Laughton v. Commissioner, 40 B.T.A. 101 (1939), was remanded by the Ninth Circuit Court of Appeals, 113 F.2d 103 (9th Cir. 1940), solely for consideration of the effect, if any, which Higgins v. Smith, 308 U.S. 473 (1940), had upon respondent’s argument that the corporation was the taxpayer’s agent or alter ego.

Certain contracts executed by the taxpayer prior to formation of the corporation were assigned to the corporation.

The reasons for the Warriors’s refusal to so contract is not particularly relevant. However, many of the Warriors’s concerns may perhaps be unique to professional sports. But, petitioner was not in a position where his goal of assured future income was unobtainable solely due to his choice of professions. Deferred compensation arrangements are common in professional sports, and many are accepted for tax purposes. See J. Weistart & C. Lowell, The Law of Sports sec. 7.06 (1979).

We do not mean to imply this case necessarily would haVe been decided in petitioner’s favor had a contract been executed between the Warriors and PMSA or EST. See note 12 supra.

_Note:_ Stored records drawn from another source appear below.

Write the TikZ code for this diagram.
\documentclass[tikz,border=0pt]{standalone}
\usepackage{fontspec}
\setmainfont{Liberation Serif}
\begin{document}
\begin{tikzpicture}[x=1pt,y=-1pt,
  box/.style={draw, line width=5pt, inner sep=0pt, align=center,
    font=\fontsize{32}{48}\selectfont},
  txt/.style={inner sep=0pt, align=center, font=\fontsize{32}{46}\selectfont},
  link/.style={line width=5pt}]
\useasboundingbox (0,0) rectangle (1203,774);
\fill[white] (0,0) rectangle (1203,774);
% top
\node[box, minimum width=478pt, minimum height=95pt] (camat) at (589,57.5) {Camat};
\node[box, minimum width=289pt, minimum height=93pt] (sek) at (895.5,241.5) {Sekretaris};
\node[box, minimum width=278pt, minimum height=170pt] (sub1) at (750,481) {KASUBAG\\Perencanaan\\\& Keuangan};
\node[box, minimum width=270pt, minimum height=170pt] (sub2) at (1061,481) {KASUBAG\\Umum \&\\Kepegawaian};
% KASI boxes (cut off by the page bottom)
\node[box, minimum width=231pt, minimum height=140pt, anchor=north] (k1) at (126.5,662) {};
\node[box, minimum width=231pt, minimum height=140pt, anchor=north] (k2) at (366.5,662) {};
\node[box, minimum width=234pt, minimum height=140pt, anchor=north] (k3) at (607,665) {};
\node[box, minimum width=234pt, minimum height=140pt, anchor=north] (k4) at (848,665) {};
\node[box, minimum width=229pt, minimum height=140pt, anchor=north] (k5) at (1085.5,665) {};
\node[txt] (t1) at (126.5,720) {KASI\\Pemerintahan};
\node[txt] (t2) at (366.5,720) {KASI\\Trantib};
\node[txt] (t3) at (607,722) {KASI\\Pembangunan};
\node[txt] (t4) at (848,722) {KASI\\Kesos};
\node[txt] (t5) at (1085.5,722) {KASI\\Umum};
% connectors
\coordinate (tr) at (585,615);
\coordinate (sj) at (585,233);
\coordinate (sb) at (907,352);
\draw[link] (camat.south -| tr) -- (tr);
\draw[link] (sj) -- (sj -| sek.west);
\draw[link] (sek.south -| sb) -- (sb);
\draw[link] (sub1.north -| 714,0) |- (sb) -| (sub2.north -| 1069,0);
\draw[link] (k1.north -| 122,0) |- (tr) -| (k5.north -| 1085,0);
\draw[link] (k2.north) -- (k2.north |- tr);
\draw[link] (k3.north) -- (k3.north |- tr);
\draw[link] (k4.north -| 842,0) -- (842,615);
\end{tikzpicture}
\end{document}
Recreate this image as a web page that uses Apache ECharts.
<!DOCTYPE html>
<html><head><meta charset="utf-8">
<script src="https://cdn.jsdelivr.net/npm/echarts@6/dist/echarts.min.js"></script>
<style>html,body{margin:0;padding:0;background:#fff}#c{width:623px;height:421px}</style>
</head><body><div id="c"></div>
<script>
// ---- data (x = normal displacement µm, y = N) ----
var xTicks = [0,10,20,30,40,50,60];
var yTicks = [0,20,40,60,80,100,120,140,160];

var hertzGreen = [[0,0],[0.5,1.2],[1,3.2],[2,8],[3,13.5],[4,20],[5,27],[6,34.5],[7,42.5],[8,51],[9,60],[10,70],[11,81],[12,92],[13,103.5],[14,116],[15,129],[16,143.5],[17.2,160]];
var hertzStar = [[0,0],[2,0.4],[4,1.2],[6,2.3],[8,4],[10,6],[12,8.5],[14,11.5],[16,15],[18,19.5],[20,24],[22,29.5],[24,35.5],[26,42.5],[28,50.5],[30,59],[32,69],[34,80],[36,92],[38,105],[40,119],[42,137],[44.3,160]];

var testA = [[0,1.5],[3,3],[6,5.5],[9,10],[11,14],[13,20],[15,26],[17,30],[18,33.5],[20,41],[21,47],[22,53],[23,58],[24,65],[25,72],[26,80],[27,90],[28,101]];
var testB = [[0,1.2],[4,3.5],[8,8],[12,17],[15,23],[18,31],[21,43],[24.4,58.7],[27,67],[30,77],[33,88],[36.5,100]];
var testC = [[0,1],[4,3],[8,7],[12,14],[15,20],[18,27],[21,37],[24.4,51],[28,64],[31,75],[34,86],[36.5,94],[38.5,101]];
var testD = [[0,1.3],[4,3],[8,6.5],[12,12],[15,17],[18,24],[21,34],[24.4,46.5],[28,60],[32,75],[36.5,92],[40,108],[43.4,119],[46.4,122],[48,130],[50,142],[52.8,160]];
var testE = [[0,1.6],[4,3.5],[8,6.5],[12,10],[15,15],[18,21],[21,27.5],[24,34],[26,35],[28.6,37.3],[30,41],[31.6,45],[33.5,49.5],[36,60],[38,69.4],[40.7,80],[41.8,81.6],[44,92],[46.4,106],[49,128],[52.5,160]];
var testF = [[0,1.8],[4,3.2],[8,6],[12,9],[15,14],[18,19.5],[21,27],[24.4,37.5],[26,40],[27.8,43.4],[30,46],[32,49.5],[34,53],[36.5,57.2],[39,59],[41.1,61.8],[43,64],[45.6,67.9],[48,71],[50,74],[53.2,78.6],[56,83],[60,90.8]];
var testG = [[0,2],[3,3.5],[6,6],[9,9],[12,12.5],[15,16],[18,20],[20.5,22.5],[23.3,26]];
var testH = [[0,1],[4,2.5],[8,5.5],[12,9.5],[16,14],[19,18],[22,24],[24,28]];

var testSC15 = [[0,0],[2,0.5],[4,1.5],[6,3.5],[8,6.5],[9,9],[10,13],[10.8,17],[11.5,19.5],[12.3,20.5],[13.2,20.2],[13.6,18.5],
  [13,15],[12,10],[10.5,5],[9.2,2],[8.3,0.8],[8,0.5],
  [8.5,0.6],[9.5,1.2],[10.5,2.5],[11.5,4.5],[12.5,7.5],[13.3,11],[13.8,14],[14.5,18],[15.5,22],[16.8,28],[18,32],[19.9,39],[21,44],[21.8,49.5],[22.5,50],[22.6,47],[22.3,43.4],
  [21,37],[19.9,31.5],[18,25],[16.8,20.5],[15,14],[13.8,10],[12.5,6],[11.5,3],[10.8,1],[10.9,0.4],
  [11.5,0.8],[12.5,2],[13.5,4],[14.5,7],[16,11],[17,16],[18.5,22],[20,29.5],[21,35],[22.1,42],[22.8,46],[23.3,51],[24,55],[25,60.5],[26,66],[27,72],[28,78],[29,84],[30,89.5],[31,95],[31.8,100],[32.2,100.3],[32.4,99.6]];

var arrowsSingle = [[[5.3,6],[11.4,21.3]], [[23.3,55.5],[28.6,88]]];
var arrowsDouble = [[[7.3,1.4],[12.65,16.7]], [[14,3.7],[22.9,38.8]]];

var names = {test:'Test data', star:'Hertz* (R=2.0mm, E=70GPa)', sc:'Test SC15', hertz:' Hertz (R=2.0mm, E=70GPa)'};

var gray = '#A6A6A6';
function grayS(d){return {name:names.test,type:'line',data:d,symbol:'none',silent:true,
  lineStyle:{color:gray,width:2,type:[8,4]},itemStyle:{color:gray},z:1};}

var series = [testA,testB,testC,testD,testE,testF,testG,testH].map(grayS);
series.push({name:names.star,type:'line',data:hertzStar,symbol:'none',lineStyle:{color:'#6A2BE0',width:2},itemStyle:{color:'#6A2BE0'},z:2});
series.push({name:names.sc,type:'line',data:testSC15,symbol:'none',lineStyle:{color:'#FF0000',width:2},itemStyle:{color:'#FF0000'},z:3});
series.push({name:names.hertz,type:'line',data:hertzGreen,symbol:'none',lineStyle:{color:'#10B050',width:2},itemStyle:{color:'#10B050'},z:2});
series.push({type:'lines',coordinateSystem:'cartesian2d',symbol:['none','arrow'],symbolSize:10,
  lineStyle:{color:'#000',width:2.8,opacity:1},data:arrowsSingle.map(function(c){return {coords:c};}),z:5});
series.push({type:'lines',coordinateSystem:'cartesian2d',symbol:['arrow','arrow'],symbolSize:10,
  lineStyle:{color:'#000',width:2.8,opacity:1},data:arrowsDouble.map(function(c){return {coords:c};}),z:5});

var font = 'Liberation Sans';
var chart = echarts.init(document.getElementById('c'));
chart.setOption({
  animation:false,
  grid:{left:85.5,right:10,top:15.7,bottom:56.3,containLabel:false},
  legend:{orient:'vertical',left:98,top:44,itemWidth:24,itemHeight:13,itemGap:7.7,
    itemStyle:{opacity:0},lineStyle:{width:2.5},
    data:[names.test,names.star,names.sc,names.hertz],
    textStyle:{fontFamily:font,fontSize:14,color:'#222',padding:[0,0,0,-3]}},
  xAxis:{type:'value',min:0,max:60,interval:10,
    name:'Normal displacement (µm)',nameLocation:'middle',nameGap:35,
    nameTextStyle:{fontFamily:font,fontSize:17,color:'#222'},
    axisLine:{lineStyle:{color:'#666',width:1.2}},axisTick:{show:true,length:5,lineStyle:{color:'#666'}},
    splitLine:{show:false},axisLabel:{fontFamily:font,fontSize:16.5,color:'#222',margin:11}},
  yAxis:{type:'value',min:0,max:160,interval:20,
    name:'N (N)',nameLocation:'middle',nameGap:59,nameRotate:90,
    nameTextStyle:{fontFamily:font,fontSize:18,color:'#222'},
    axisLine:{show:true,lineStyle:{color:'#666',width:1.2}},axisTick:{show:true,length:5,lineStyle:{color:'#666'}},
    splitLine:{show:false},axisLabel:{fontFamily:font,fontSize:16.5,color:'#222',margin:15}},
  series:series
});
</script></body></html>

Petitioner, relying on Weimerskirch v. Commissioner, 596 F.2d 358 (9th Cir. 1979), revg. 67 T.C. 672 (1977), maintains respondent’s actions with respect to him were arbitrary and capricious, and the burden of proof should have shifted. Weimerskirch has no applicability herein. Our decision herein is not based on any presumption of correctness attaching to respondent’s notice of deficiency or, to any great extent, upon the burden of proof. See generally Karme v. Commissioner, 73 T.C. 1163 (1980), affd. 673 F.2d 1072 (9th Cir. 1982). Indeed, we basically have accepted petitioner’s version of the facts.